His drama teacher at Charlotte Christian, Tiffany Reneé Bear, called his talent organic. “Brad understands and feels characters in a way all actors covet,” she said.
Bear said she was impressed when she first gave him the Touchstone monologue, and he returned the next day with staging ideas. “He went home and thought, ‘How can I make it work in the character’s body, not just the voice?’ ” she said.
This was Brad’s fourth year reciting at the contest. The first time, in seventh grade (he performed the “banished” monologue from “Romeo and Juliet”), he hated it. “It was so hard to understand. It’s basically a different language and takes time and work to do.”
Brad went again in eighth grade (he recited from “The Two Gentlemen of Verona”). The second time was better: “I got the hang of it, and then I loved it.”
He recited the same piece in ninth grade, along with a sonnet, a requisite part of the contest. He said he used to have problems with nerves. “This year was the first year I let go of winning and all that, because I just wanted to have fun.”
The first week of May, he’ll head to New York City for the National Shakespeare Competition, which, Brad said, is exciting, but also “kind of intimidating.” He heard there will be “cold reads” – reciting without practice – which perplexes him: “I can’t do cold reads for the life of me.” He plans to remedy that by poring over summaries of every Shakespeare work so he’s familiar with plot lines and characters.

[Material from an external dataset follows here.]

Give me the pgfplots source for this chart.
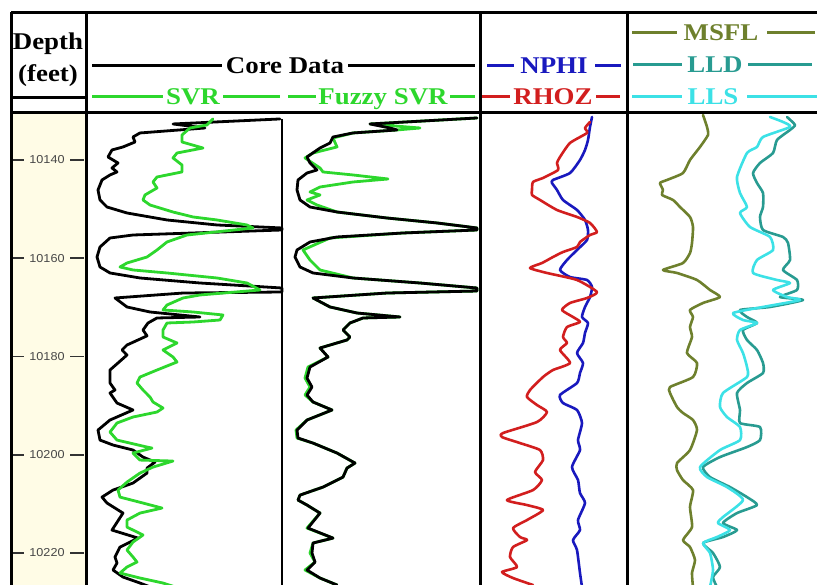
\documentclass[border=0pt]{standalone}
\usepackage{fontspec}
\setmainfont{Liberation Serif}
\newfontfamily\hdr[FakeStretch=1.12]{Liberation Serif}
\newfontfamily\tickfont[FakeStretch=1.1]{Liberation Sans}
\usepackage{pgfplots}
\pgfplotsset{compat=1.18}

\definecolor{svrgreen}{RGB}{45,215,45}
\definecolor{nphiblue}{RGB}{25,25,190}
\definecolor{rhozred}{RGB}{210,30,30}
\definecolor{msflc}{RGB}{110,128,45}
\definecolor{lldc}{RGB}{40,155,145}
\definecolor{llsc}{RGB}{60,225,230}
\definecolor{depthfill}{RGB}{255,252,230}

\begin{document}
\begin{tikzpicture}
\useasboundingbox (0,0) rectangle (817pt,585pt);
% depth column background
\begin{scope}[x=1pt,y=-1pt,yshift=585pt]
  \fill[depthfill] (12,114) rectangle (85,585);
\end{scope}

\begin{axis}[at={(0pt,0pt)},anchor=south west,scale only axis,
  width=817pt,height=471pt,
  xmin=0,xmax=817,ymin=10130.64,ymax=10226.51,y dir=reverse,
  hide axis,clip=true,
  every axis plot/.append style={line join=round,line cap=round,mark=none},
  logcurve/.style={line width=2.6pt,smooth,tension=0.35}]

% depth ticks
\pgfplotsinvokeforeach{10140,10160,10180,10200,10220}{
  \draw[line width=1.7pt,black!80] (axis cs:11,#1) -- (axis cs:24,#1);
  \draw[line width=1.7pt,black!80] (axis cs:70,#1) -- (axis cs:84,#1);
  \node[text=black!72,font=\tickfont\fontsize{11.5}{11.5}\selectfont] at (axis cs:47,#1) {#1};
}

% ---- Core data vs SVR
\addplot[black,line width=2.8pt] coordinates {
(280,10131.65) (173,10132.67) (205,10133.49) (140,10134.50) (133,10135.32)
(135,10136.34) (123,10137.35) (112,10137.96) (108,10139.39) (113,10140.00)
(118,10140.61) (112,10141.63) (117,10142.44) (110,10143.05) (102,10144.07)
(98,10146.11) (100,10148.14) (107,10149.57) (127,10150.79) (167,10152.21)
(217,10153.23) (282,10153.84) (282,10154.25) (133,10155.27) (110,10155.88)
(100,10157.71) (97,10159.75) (100,10161.78) (110,10163.00) (140,10164.02)
(200,10165.04) (282,10166.06) (282,10166.87) (183,10167.08) (115,10168.09)
(127,10169.92) (150,10170.94) (200,10171.96) (157,10172.16) (148,10173.18)
(143,10174.61) (147,10175.80) (127,10177.66) (122,10178.68) (127,10179.70)
(110,10182.75) (110,10185.40) (115,10186.82) (110,10187.43) (117,10189.47)
(133,10190.89) (110,10192.93) (98,10194.97) (100,10197.01) (113,10198.02)
(133,10199.04) (143,10200.47) (155,10201.49) (147,10202.71) (147,10203.73)
(133,10205.76) (113,10207.19) (102,10208.62) (107,10209.83) (123,10211.87)
(112,10215.33) (138,10216.96) (120,10218.79) (115,10220.82) (117,10222.04)
(113,10223.46) (123,10224.89) (140,10226.11) (150,10226.90)
};
\addplot[svrgreen,line width=2.8pt] coordinates {
(213,10131.65) (207,10132.87) (190,10133.49) (182,10134.91) (182,10136.34)
(203,10137.56) (177,10138.58) (173,10139.59) (182,10141.02) (182,10142.44)
(157,10143.46) (153,10144.48) (157,10145.70) (145,10147.12) (143,10148.14)
(150,10149.16) (173,10150.59) (193,10151.60) (217,10152.21) (247,10153.23)
(253,10153.84) (187,10155.27) (167,10156.69) (157,10158.32) (147,10159.75)
(127,10160.97) (120,10161.78) (133,10162.39) (167,10163.00) (217,10164.02)
(247,10165.04) (260,10166.46) (200,10167.48) (183,10168.09) (167,10169.52)
(163,10170.53) (193,10170.94) (223,10171.55) (220,10172.57) (193,10172.98)
(167,10173.18) (163,10174.61) (163,10176.03) (177,10177.25) (163,10178.68)
(173,10180.10) (177,10181.12) (157,10182.75) (140,10184.18) (137,10185.40)
(143,10186.82) (150,10188.25) (153,10189.26) (163,10190.49) (157,10191.30)
(133,10192.32) (117,10193.54) (110,10195.38) (117,10197.01) (147,10198.43)
(152,10198.64) (133,10199.65) (140,10201.08) (173,10201.28) (153,10202.51)
(140,10203.73) (127,10205.56) (118,10207.19) (120,10208.62) (143,10209.83)
(162,10210.85) (140,10211.87) (127,10213.29) (127,10214.72) (143,10216.34)
(133,10217.77) (127,10219.40) (133,10220.82) (137,10221.84) (127,10222.85)
(120,10224.07) (140,10225.09) (163,10226.11) (175,10226.90)
};

% ---- Core data vs Fuzzy SVR
\addplot[svrgreen,line width=2.8pt] coordinates {
(477,10131.45) (370,10132.67) (420,10133.49) (397,10133.89) (353,10134.50)
(333,10135.52) (337,10137.35) (313,10138.58) (305,10139.59) (320,10141.63)
(323,10142.44) (353,10143.05) (388,10143.87) (353,10144.48) (320,10145.50)
(310,10146.51) (320,10147.12) (307,10148.14) (317,10149.16) (337,10150.59)
(387,10151.81) (437,10152.82) (477,10153.84) (477,10154.25) (403,10154.86)
(330,10155.88) (303,10158.32) (310,10160.36) (320,10162.39) (353,10164.02)
(420,10165.04) (477,10166.06) (477,10166.67) (387,10167.08) (313,10168.09)
(330,10169.92) (357,10171.15) (400,10171.96) (363,10172.16) (350,10173.18)
(343,10174.61) (350,10176.03) (347,10176.64) (320,10178.27) (328,10180.10)
(308,10182.14) (305,10184.38) (310,10186.21) (305,10187.84) (313,10189.26)
(332,10190.89) (307,10192.93) (296,10194.97) (297,10196.60) (313,10197.62)
(337,10199.65) (355,10201.69) (347,10202.71) (343,10204.54) (323,10206.58)
(300,10208.21) (298,10209.22) (307,10210.24) (320,10211.87) (307,10214.92)
(333,10216.96) (313,10217.97) (310,10220.00) (315,10221.84) (305,10223.46)
(320,10225.09) (337,10226.51)
};
\addplot[black,line width=2.8pt] coordinates {
(477,10131.45) (370,10132.67) (390,10133.49) (397,10133.89) (353,10134.50)
(333,10135.32) (330,10136.54) (320,10137.56) (307,10139.39) (310,10140.61)
(317,10142.04) (307,10142.65) (298,10144.07) (297,10146.11) (300,10148.14)
(310,10149.57) (337,10150.59) (387,10151.81) (437,10152.82) (477,10153.84)
(477,10154.25) (403,10154.86) (337,10155.67) (310,10156.69) (297,10158.32)
(295,10159.75) (300,10161.78) (313,10163.00) (353,10164.02) (420,10165.04)
(477,10166.06) (477,10166.67) (387,10167.08) (313,10168.09) (330,10169.92)
(357,10171.15) (400,10171.96) (363,10172.16) (350,10173.18) (343,10174.61)
(350,10176.03) (347,10176.64) (320,10178.27) (328,10180.10) (310,10182.14)
(307,10184.38) (312,10186.21) (307,10187.84) (313,10189.26) (332,10190.89)
(307,10192.93) (297,10194.97) (298,10196.60) (313,10197.62) (337,10199.65)
(355,10201.69) (347,10202.71) (343,10204.54) (323,10206.58) (300,10208.21)
(298,10209.22) (307,10210.24) (320,10211.87) (308,10214.92) (333,10216.96)
(313,10217.97) (312,10220.00) (315,10221.84) (307,10223.46) (320,10225.09)
(337,10226.51)
};

% ---- NPHI and RHOZ
\addplot[nphiblue,logcurve] coordinates {
(592,10131.25) (590,10133.28) (588,10135.93) (585,10137.96) (580,10140.00)
(570,10142.65) (553,10144.07) (552,10144.68) (557,10146.11) (563,10148.14)
(577,10150.18) (585,10152.21) (588,10154.25) (587,10156.29) (577,10158.32)
(567,10160.36) (560,10162.39) (570,10163.82) (587,10164.43) (592,10165.85)
(590,10167.89) (585,10169.92) (582,10171.96) (588,10173.18) (585,10175.22)
(583,10177.25) (577,10179.29) (583,10181.32) (580,10183.36) (577,10185.40)
(560,10187.84) (563,10189.47) (577,10190.89) (582,10193.54) (578,10197.01)
(580,10199.04) (572,10202.51) (578,10205.15) (580,10207.80) (585,10209.83)
(578,10213.29) (580,10215.33) (573,10217.36) (577,10219.40) (580,10224.07)
(582,10226.90)
};
\addplot[rhozred,logcurve] coordinates {
(590,10132.26) (585,10133.49) (587,10134.50) (570,10136.54) (560,10139.39)
(557,10140.61) (558,10142.04) (543,10143.66) (533,10144.48) (532,10146.11)
(532,10147.12) (540,10148.14) (557,10150.18) (577,10151.60) (590,10152.82)
(597,10154.66) (590,10155.27) (580,10156.69) (577,10157.71) (563,10158.73)
(553,10159.75) (542,10160.97) (530,10161.99) (547,10163.00) (577,10164.43)
(597,10166.87) (587,10168.09) (570,10169.11) (562,10170.53) (573,10171.96)
(580,10172.98) (567,10174.00) (563,10176.03) (567,10177.25) (560,10178.68)
(570,10181.32) (553,10182.75) (543,10184.18) (530,10186.82) (527,10188.25)
(537,10189.88) (547,10191.30) (537,10193.34) (503,10195.58) (502,10196.40)
(520,10197.62) (540,10199.04) (543,10201.08) (535,10203.52) (542,10205.15)
(533,10207.19) (507,10209.22) (527,10210.24) (543,10211.26) (527,10213.29)
(513,10214.92) (520,10216.75) (527,10217.36) (513,10218.79) (510,10220.82)
(517,10222.85) (502,10223.87) (513,10225.09) (533,10226.51)
};

% ---- Resistivity: MSFL, LLD, LLS
\addplot[msflc,logcurve] coordinates {
(703,10130.84) (707,10133.28) (708,10134.91) (700,10137.35) (690,10140.00)
(683,10142.65) (667,10144.07) (660,10144.68) (663,10146.11) (662,10147.12)
(673,10148.14) (680,10149.57) (690,10151.60) (693,10153.64) (692,10156.90)
(690,10158.93) (683,10160.97) (663,10162.39) (677,10163.00) (697,10164.43)
(710,10166.46) (720,10167.89) (703,10169.11) (690,10170.53) (693,10171.96)
(690,10174.00) (692,10176.03) (687,10179.29) (697,10181.32) (693,10184.18)
(670,10186.21) (670,10187.43) (677,10190.28) (683,10191.50) (693,10192.93)
(697,10194.97) (690,10199.04) (677,10201.69) (677,10203.12) (683,10205.15)
(693,10207.19) (690,10210.65) (692,10214.72) (683,10217.36) (690,10218.79)
(695,10221.43) (692,10224.07) (693,10226.90)
};
\addplot[lldc,logcurve] coordinates {
(787,10131.25) (795,10132.87) (790,10133.89) (777,10135.93) (773,10138.58)
(760,10140.61) (753,10142.65) (757,10144.68) (763,10146.72) (763,10149.57)
(760,10151.60) (763,10154.25) (783,10155.67) (788,10156.90) (790,10160.36)
(783,10162.39) (797,10164.43) (797,10166.46) (780,10167.89) (803,10168.50)
(770,10169.92) (740,10170.53) (747,10171.96) (757,10173.18) (743,10174.61)
(747,10176.64) (757,10178.68) (763,10181.32) (763,10183.36) (747,10185.40)
(737,10187.43) (740,10190.89) (740,10193.54) (760,10194.36) (760,10197.01)
(747,10198.43) (720,10200.47) (703,10202.51) (710,10204.54) (730,10206.58)
(747,10208.62) (757,10210.24) (737,10211.87) (723,10213.90) (737,10215.33)
(723,10216.75) (703,10217.97) (713,10220.00) (720,10222.85) (713,10224.89)
(717,10226.90)
};
\addplot[llsc,logcurve] coordinates {
(770,10131.25) (783,10132.26) (790,10133.28) (763,10135.32) (757,10137.35)
(747,10138.58) (737,10143.46) (740,10146.72) (747,10149.57) (740,10150.79)
(750,10153.64) (770,10155.67) (773,10158.32) (757,10160.36) (753,10163.00)
(777,10164.43) (790,10165.04) (773,10166.46) (787,10167.89) (800,10168.50)
(763,10169.92) (733,10171.15) (743,10172.57) (757,10173.18) (740,10174.61)
(737,10176.64) (743,10179.29) (747,10182.14) (747,10184.18) (723,10187.43)
(720,10190.28) (727,10192.32) (740,10194.36) (740,10197.01) (720,10199.04)
(700,10202.51) (707,10204.54) (727,10206.58) (743,10209.22) (723,10212.68)
(718,10213.90) (730,10215.33) (717,10216.75) (703,10217.97) (710,10220.00)
(713,10223.46) (710,10226.90)
};
\end{axis}

% track frames and header
\begin{scope}[x=1pt,y=-1pt,yshift=585pt]
  \draw[line width=2pt] (282,119) -- (282,586);
  \draw[line width=3pt] (11,13) -- (818,13);
  \draw[line width=3pt] (10,113) -- (818,113);
  \draw[line width=3pt] (11,98) -- (86,98);
  \foreach \xx in {11,86,480,627} \draw[line width=3pt] (\xx,12) -- (\xx,586);

  \begin{scope}[every node/.style={anchor=base,inner sep=0pt,font=\hdr\bfseries\fontsize{24}{24}\selectfont}]
    \node at (48,50) {Depth};
    \node at (48,82) {(feet)};
    \node at (285,74) {Core Data};
    \node[text=svrgreen] at (193,105) {SVR};
    \node[text=svrgreen] at (383,105) {Fuzzy SVR};
    \node[text=nphiblue] at (554,74) {NPHI};
    \node[text=rhozred] at (553,105) {RHOZ};
    \node[text=msflc] at (721,41) {MSFL};
    \node[text=lldc] at (715,73) {LLD};
    \node[text=llsc] at (713,105) {LLS};
  \end{scope}

  \draw[line width=3pt] (92,66) -- (222,66) (348,66) -- (475,66);
  \draw[line width=3pt,svrgreen] (92,97) -- (163,97) (223,97) -- (280,97)
     (288,97) -- (316,97) (450,97) -- (475,97);
  \draw[line width=3pt,nphiblue] (487,66) -- (514,66) (595,66) -- (621,66);
  \draw[line width=3pt,rhozred] (482,97) -- (510,97) (596,97) -- (620,97);
  \draw[line width=3pt,msflc] (632,33) -- (677,33) (767,33) -- (815,33);
  \draw[line width=3pt,lldc] (633,65) -- (682,65) (748,65) -- (812,65);
  \draw[line width=3pt,llsc] (632,97) -- (682,97) (747,97) -- (817,97);
\end{scope}
\end{tikzpicture}
\end{document}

Brad also loves playing the violin, which he’s done since age 5, particularly fiddle and Irish music. That will come in handy when he plays the fiddler in “Fiddler on the Roof” this April at Charlotte Christian, and he’s had the chance to play the violin live in a few other roles.
At Charlotte Christian, he’s the class president, on the honor roll and an Ultimate enthusiast. (Brad helped start the school’s club for the disc game.) Out of it all, does he have a favorite? The short answer is no. “I just love everything,” he says.
Bear expects great things from him in the next two years, and said he’s a natural leader. “He’s just a very modest, shy and humble person, but also still very outgoing and personable. If you can imagine that all in one person,” she said with a laugh, “that’s Brad.”